"Granulated Caramel" is, simply, granulated sugar which has been caramelized without melting it first.
Previously considered impossible, research in the last few years has shown that sugar can be caramelized at temperatures well below the point at which it starts to liquefy. (Links here, here and here.) The result is a substance that retains the dryness and texture of granulated sugar, but has the color and flavor of caramel.
This new form of caramel can not only be substituted nearly one-to-one with sugar in many recipes, but can also be rapidly converted into liquid caramel with a tiny bit of moisture and some heat, or turned into caramel sauce by adding some cream and/or butter and a pinch of salt, microwaving to a boil and stirring. It's nearly as shelf-stable as plain sugar, needing only a container closed against excessive humidity. Plus, there's practically no risk of accidentally overcooking and scorching the caramel, as you might with stovetop caramel.
This recipe is adapted from some relatively recent research (not mine), with some steps clarified based on my own experiments.
TL;DR:
- Bake white sugar at 300°F/150°C for one to five hours, stirring every hour or so, until caramelized to your liking.
- Cool while stirring, and/or break up any large hard lumps in a blender.
Ingredients/Equipment:
- Refined white sugar. (You want exact measurements? Fine. "½ tray.")
- A pie pan, baking tray, or cookie sheet large enough to hold the sugar. Something wide, flat, and with enough room to be able to stir and redistribute the sugar.
- Something to stir with, preferably with an edge that won't scratch whatever tray you use. A very firm rubber spatula is ideal.
- A bowl large enough to hold the sugar, with enough room to stir it comfortably without spilling too much.
- An oven.
- (Optional) A food processor or Magic Bullet.
Procedure:
- Set your oven to 300°F/150°C. The baking time will be long enough that you won't need to worry about proper pre-heating.
- Spread the sugar out in a flat even-ish layer in the baking pan/tray/sheet. To make the later steps easier, don't fill it more than halfway to the top - the sugar will expand a little, and you'll need room to stir. The layer shouldn't be too much more than an inch deep, for even baking.
- Place the tray of sugar in the oven for 1 to 5 hours, depending on how deeply you want the sugar to be caramelized. The sugar will progress from off-white with a hint of caramel flavour after one hour, to a deep brown-sugar brown with strong caramel flavour after five hours.
- If you're baking for more than an hour, take the sugar out of the oven about once an hour and carefully stir it around the pan, lifting the bottom layers to the top as you do so. This will help disperse the moisture released during caramelization, and even out any unevenly baked sugar.

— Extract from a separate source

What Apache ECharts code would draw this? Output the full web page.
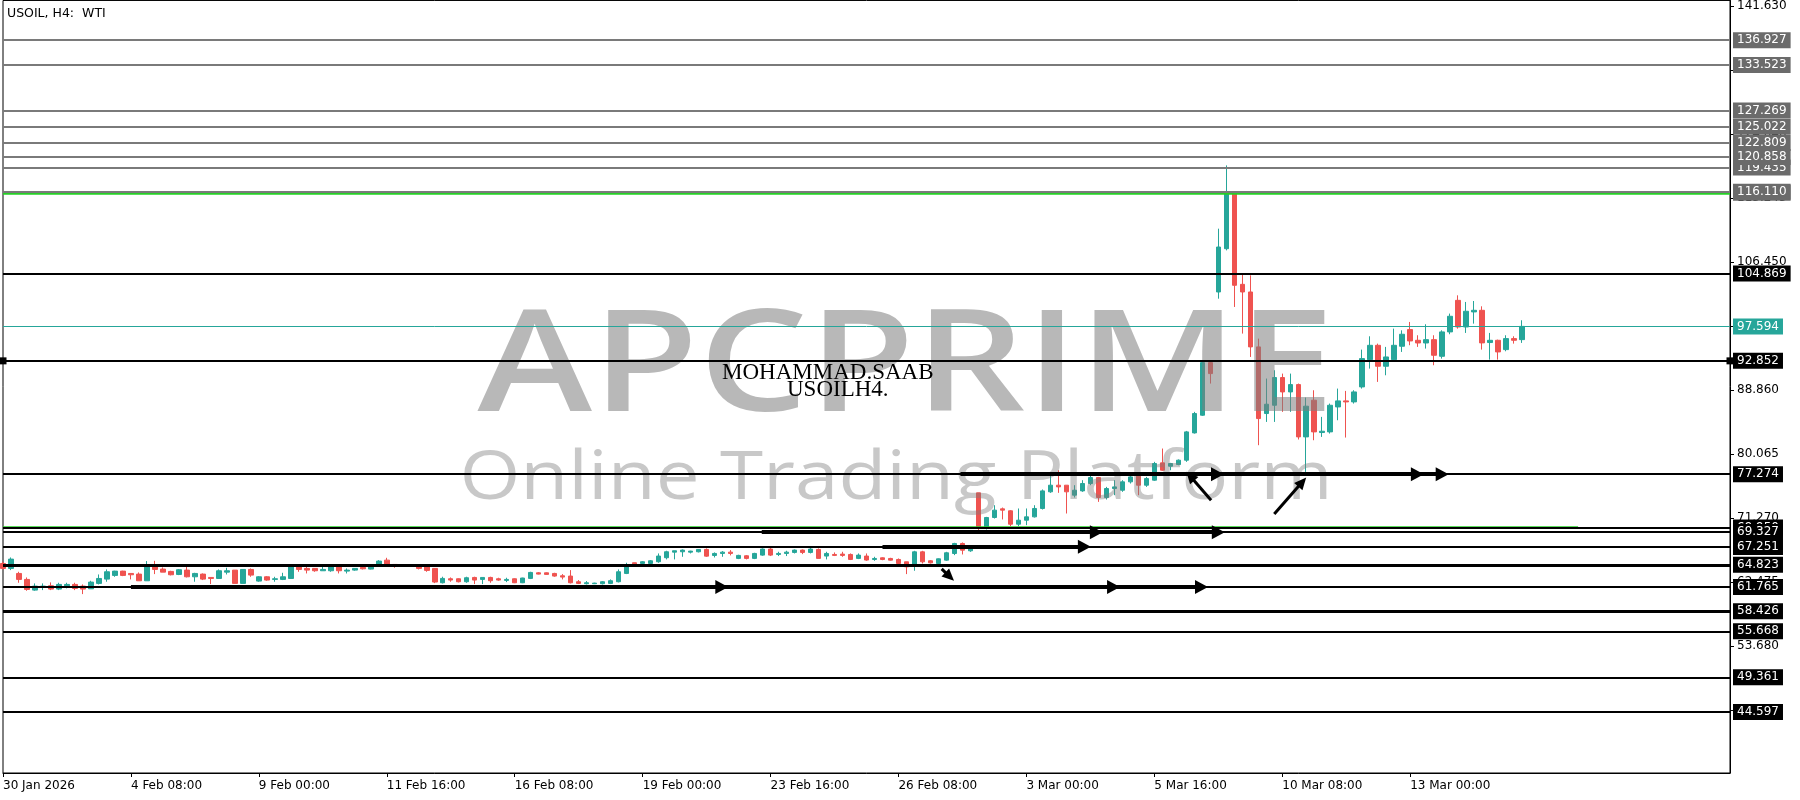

- Once the sugar is caramelized to your liking, remove it from the oven. If left to cool on its own at this point, the sugar will stick together into large hard clumps. So, transfer the hot sugar to a bowl before it starts cooling, and quickly (but carefully) lift and stir the sugar (with a spoon or spatula - it'll be very hot!) as if you're trying to air it out, until it cools down, breaking up any large lumps as you find them. (If the sugar cools down too fast in the bowl or too much on the tray, you can also break up any large hardened lumps (once cool) with a food processor.)
- As a final optional step, you can pass the sugar through a mesh sieve to remove any small clumps, then briefly blend those clumps in a food processor to break them up.
Notes:
- You can do this at temperatures as low as 250°F/120°C, but it'll take much longer. Going much above 300°F/150°C is not recommended, as you will run the risk of liquefying the sugar before it caramelizes.
- You can go for longer than five hours to get an even deeper caramel, but the sugar will become progressively stickier/clumpier and harder to work with, and eventually collapse into liquid if baked too long. But, as long as the sugar hasn't completely liquefied in the oven, it will still be a dry crystalline powder once cooled. If you want to push past five hours, reducing the temperature and have some patience.
- Get the sugar out of the pan and into the cooling bowl as quickly as you can get it out safely, or you might be chiseling it out.
- Granulated caramel will rapidly absorb moisture from anything nearby, quickly dissolving and liquefying. It will stick to the top of still-warm cookies from residual moisture, and you can sprinkle a dry layer on the bottom of a ramekin with a pinch of salt to make the easiest crème caramel ever.
- In recipes where sugar helps provide structure to baked goods (e.g. meringues), you may need to add a greater amount by weight of granulated caramel when substituting for sugar, depending on shade. A five-hour-plus caramel might need up to twice as much caramel as the amount of sugar it's replacing. When in doubt, test with a small batch first.